PloS one 2017 03 2212(3) e0174086 doi 10.1371/journal.pone.0174086
Programmes have had limited success in improving guideline adherence for chronic disease. Use of theory is recommended but is often absent in programmes conducted in ‘real-world’ rather than research settings.
MATERIALS AND METHODS
This mixed-methods study tested a retrospective theory-based approach to evaluate a ‘real-world’ programme in primary care to improve adherence to national guidelines for chronic obstructive pulmonary disease (COPD). Qualitative data, comprising analysis of documents generated throughout the programme (n>300), in-depth interviews with planners (clinicians, managers and improvement experts involved in devising, planning, and implementing the programme, n = 14) and providers (practice clinicians, n = 14) were used to construct programme theories, experiences of implementation and contextual factors influencing care. Quantitative analyses comprised controlled before-and-after analyses to test ‘early’ and evolved’ programme theories with comparators grounded in each theory. ‘Early’ theory predicted the programme would reduce emergency hospital admissions (EHA). It was tested using national analysis of standardized borough-level EHA rates between programme and comparator boroughs. ‘Evolved’ theory predicted practices with higher programme participation would increase guideline adherence and reduce EHA and costs. It was tested using a difference-in-differences analysis with linked primary and secondary care data to compare changes in diagnosis, management, EHA and costs, over time and by programme participation.
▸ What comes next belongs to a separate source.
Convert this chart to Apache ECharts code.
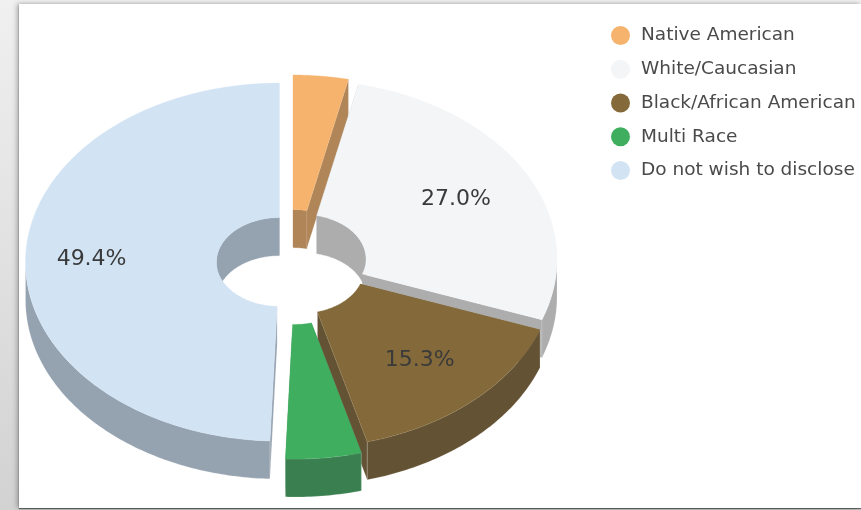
<!DOCTYPE html>
<html>
<head>
<meta charset="utf-8">
<script src="https://cdn.jsdelivr.net/npm/echarts@6/dist/echarts.min.js"></script>
<style>
  html, body { margin: 0; width: 861px; height: 510px; overflow: hidden; background: linear-gradient(#f0f0f0, #d2d2d2); }
  #panel { position: absolute; left: 19px; top: 4px; width: 842px; height: 504px; background: #fff;
           box-shadow: -2px 0 5px rgba(0,0,0,.28), 0 -1px 3px rgba(0,0,0,.06), 0 1px 1px rgba(0,0,0,.5); }
  #chart { position: absolute; left: 0; top: 0; width: 861px; height: 510px; }
</style>
</head>
<body>
<div id="panel"></div>
<div id="chart"></div>
<script>
// Survey breakdown, share of respondents in percent
const categories = ['Native American', 'White/Caucasian', 'Black/African American', 'Multi Race', 'Do not wish to disclose'];
const shares = [3.5, 27.0, 15.3, 4.8, 49.4];

const topColors  = ['#F6B36E', '#F3F5F7', '#846A3A', '#3FAE5E', '#D2E4F4'];
const wallColors = ['#B08558', '#ADADAD', '#635233', '#3A7F4F', '#95A2B0'];

// Shape of the tilted donut, in pixels
const pieCentre = [292, 266];
const radiusX = 254, radiusY = 179, holeRatio = 0.248, depth = 38;
// How far each slice is pulled out of the donut
const pullOffsets = [[1, -12], [11, -7], [9, 3], [3, 14], [-12.5, -4]];
// Where the percentage sits between centre and rim; 0 leaves a slice unlabelled
const labelRadii = [0, 0.687, 0.69, 0, 0.74];

const total = shares.reduce((a, b) => a + b, 0);
const toAngle = v => echarts.number.linearMap(v, [0, total], [0, Math.PI * 2]);

// Angle is measured clockwise from twelve o'clock
function rimPoint(c, k, a, drop) {
  return [c[0] + radiusX * k * Math.sin(a), c[1] - radiusY * k * Math.cos(a) + (drop || 0)];
}
function arc(c, k, a0, a1, drop) {
  const n = Math.max(2, Math.ceil(Math.abs(a1 - a0) / 0.015));
  const pts = [];
  for (let i = 0; i <= n; i++) pts.push(rimPoint(c, k, a0 + (a1 - a0) * i / n, drop));
  return pts;
}
function poly(points, fill, edge) {
  return { type: 'polygon', shape: { points }, style: { fill, stroke: edge || fill, lineWidth: edge ? 0.8 : 0.3 } };
}

function sliceRenderer(index, startValue) {
  return function (params, api) {
    const value = api.value(0);
    const a0 = toAngle(startValue), a1 = toAngle(startValue + value);
    const c = [pieCentre[0] + pullOffsets[index][0], pieCentre[1] + pullOffsets[index][1]];
    const top = topColors[index], wall = wallColors[index];
    const rim = 'rgba(255,255,255,0.22)';
    const children = [];

    // Cut faces, first the one the earlier slice hides, then the visible one
    const face = a => poly([rimPoint(c, holeRatio, a), rimPoint(c, 1, a), rimPoint(c, 1, a, depth), rimPoint(c, holeRatio, a, depth)], wall, rim);
    children.push(face(a0), face(a1));

    // Far side of the hole: the part of the inner wall that faces the viewer
    const ranges = [[-Math.PI / 2, Math.PI / 2], [Math.PI * 1.5, Math.PI * 2.5]];
    ranges.forEach(([lo, hi]) => {
      const s = Math.max(a0, lo), e = Math.min(a1, hi);
      if (e > s) children.push(poly(arc(c, holeRatio, s, e).concat(arc(c, holeRatio, e, s, depth)), wall));
    });

    // Near side of the outer wall
    const s = Math.max(a0, Math.PI / 2), e = Math.min(a1, Math.PI * 1.5);
    if (e > s) children.push(poly(arc(c, 1, s, e).concat(arc(c, 1, e, s, depth)), wall, rim));

    // Top surface
    children.push(poly(arc(c, 1, a0, a1).concat(arc(c, holeRatio, a1, a0)), top));

    if (labelRadii[index]) {
      const p = rimPoint(c, labelRadii[index], (a0 + a1) / 2);
      children.push({
        type: 'text',
        z2: 10,
        style: {
          x: p[0], y: p[1], text: value.toFixed(1) + '%',
          fill: '#3a3a3a', font: '22px "DejaVu Sans"', align: 'center', verticalAlign: 'middle'
        }
      });
    }
    return { type: 'group', children };
  };
}

let running = 0;
const series = categories.map((name, i) => {
  const start = running;
  running += shares[i];
  return {
    type: 'custom',
    name,
    coordinateSystem: 'none',
    itemStyle: { color: topColors[i] },
    data: [{ name, value: [shares[i]] }],
    renderItem: sliceRenderer(i, start)
  };
});

const chart = echarts.init(document.getElementById('chart'), null, { renderer: 'canvas' });
chart.setOption({
  animation: false,
  backgroundColor: 'transparent',
  legend: {
    orient: 'vertical',
    left: 606,
    top: 21,
    icon: 'circle',
    itemWidth: 19,
    itemHeight: 19,
    itemGap: 14.75,
    data: categories,
    textStyle: { color: '#4a4a4a', fontFamily: 'DejaVu Sans', fontSize: 18.5, padding: [0, 0, 0, 6] }
  },
  series
});
</script>
</body>
</html>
Contrary to programme planners’ predictions in ‘early’ and ‘evolved’ programme theories, admissions did not change following the programme. However, consistent with ‘evolved’ theory, higher guideline adoption occurred in practices with greater programme participation.
Retrospectively constructing theories based on the ideas of programme planners can enable evaluators to address some limitations encountered when evaluating programmes without a theoretical base. Prospectively articulating theory aided by existing models and mid-range implementation theories may strengthen guideline adoption efforts by prompting planners to scrutinise implementation methods. Benefits of deriving programme theory, with or without the aid of mid-range implementation theories, however, may be limited when the evidence underpinning guidelines is flawed.